==== Source material ====

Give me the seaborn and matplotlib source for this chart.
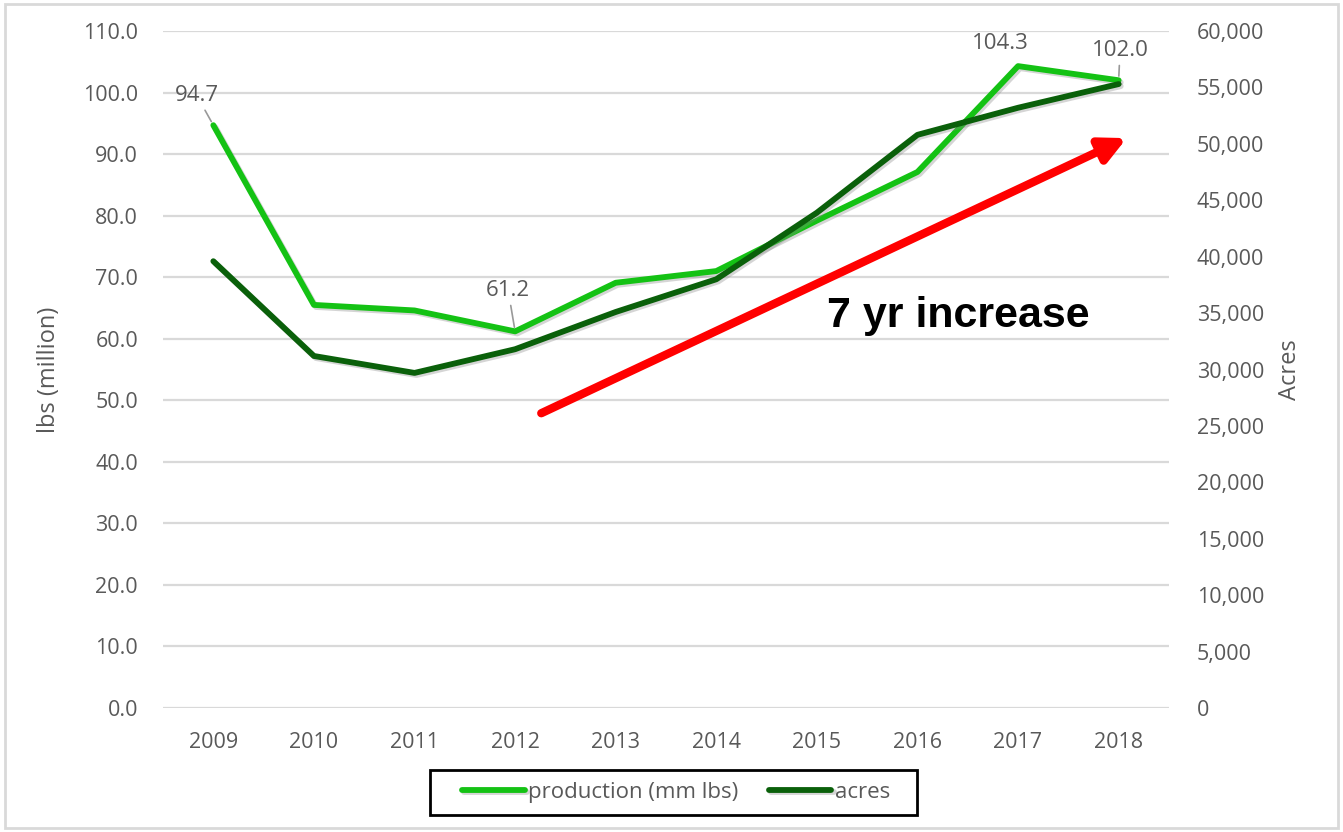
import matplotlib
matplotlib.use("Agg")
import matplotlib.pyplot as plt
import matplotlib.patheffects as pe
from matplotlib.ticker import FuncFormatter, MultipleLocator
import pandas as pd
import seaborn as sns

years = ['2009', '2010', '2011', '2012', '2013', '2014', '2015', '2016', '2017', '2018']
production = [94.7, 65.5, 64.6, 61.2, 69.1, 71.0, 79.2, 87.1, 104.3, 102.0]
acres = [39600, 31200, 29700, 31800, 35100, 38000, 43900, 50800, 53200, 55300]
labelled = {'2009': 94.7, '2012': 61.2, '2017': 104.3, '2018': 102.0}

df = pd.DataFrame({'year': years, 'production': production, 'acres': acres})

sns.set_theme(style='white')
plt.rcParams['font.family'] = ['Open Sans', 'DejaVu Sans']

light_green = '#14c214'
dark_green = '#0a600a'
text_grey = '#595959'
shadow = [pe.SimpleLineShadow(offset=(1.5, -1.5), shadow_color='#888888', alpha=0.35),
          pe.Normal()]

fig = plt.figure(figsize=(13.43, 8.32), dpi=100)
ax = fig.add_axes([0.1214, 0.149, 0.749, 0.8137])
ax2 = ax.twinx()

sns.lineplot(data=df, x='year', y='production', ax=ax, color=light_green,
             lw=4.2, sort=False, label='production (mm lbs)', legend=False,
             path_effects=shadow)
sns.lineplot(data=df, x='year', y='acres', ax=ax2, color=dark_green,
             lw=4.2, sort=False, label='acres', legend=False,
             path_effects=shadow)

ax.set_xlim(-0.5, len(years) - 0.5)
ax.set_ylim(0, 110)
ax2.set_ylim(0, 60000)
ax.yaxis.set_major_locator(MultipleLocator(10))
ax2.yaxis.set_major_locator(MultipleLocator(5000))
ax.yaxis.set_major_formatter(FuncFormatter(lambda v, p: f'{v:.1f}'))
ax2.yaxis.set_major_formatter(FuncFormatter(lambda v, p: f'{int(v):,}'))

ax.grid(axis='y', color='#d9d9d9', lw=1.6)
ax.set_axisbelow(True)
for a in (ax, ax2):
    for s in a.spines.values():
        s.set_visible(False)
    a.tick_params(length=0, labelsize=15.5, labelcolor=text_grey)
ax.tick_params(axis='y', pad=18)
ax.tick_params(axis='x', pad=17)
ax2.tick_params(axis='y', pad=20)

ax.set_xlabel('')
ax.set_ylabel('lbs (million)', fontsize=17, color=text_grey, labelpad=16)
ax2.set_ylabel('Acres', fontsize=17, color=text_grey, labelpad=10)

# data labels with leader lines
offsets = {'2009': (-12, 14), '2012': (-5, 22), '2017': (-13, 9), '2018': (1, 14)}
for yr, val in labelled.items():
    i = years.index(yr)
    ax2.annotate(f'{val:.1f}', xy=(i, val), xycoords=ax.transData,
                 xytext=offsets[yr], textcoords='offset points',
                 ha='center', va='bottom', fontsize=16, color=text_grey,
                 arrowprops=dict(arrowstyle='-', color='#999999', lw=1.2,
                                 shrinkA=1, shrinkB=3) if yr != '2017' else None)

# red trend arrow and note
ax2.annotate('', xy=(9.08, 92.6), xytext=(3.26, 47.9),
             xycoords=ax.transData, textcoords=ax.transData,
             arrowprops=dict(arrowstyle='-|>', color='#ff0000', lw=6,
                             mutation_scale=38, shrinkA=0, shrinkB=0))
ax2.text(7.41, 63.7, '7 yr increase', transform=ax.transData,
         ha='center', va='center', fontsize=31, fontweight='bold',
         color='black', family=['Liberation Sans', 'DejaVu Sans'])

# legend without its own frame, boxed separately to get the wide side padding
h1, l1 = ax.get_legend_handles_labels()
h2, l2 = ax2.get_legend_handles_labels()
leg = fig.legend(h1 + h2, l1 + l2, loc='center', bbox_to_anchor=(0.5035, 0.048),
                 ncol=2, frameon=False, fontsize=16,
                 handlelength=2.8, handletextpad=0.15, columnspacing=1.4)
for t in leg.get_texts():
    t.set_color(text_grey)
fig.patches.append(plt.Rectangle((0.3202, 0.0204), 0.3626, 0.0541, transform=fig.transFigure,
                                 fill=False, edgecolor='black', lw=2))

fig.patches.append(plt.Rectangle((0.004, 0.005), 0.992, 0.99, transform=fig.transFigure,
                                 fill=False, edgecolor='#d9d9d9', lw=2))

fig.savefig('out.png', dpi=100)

====

> _Do this_:
Set the lines above down again, word for word, from the first through the one containing "import seaborn as sns"; pictures excluded.

> _Completed task_:
Give me the seaborn and matplotlib source for this chart.
import matplotlib
matplotlib.use("Agg")
import matplotlib.pyplot as plt
import matplotlib.patheffects as pe
from matplotlib.ticker import FuncFormatter, MultipleLocator
import pandas as pd
import seaborn as sns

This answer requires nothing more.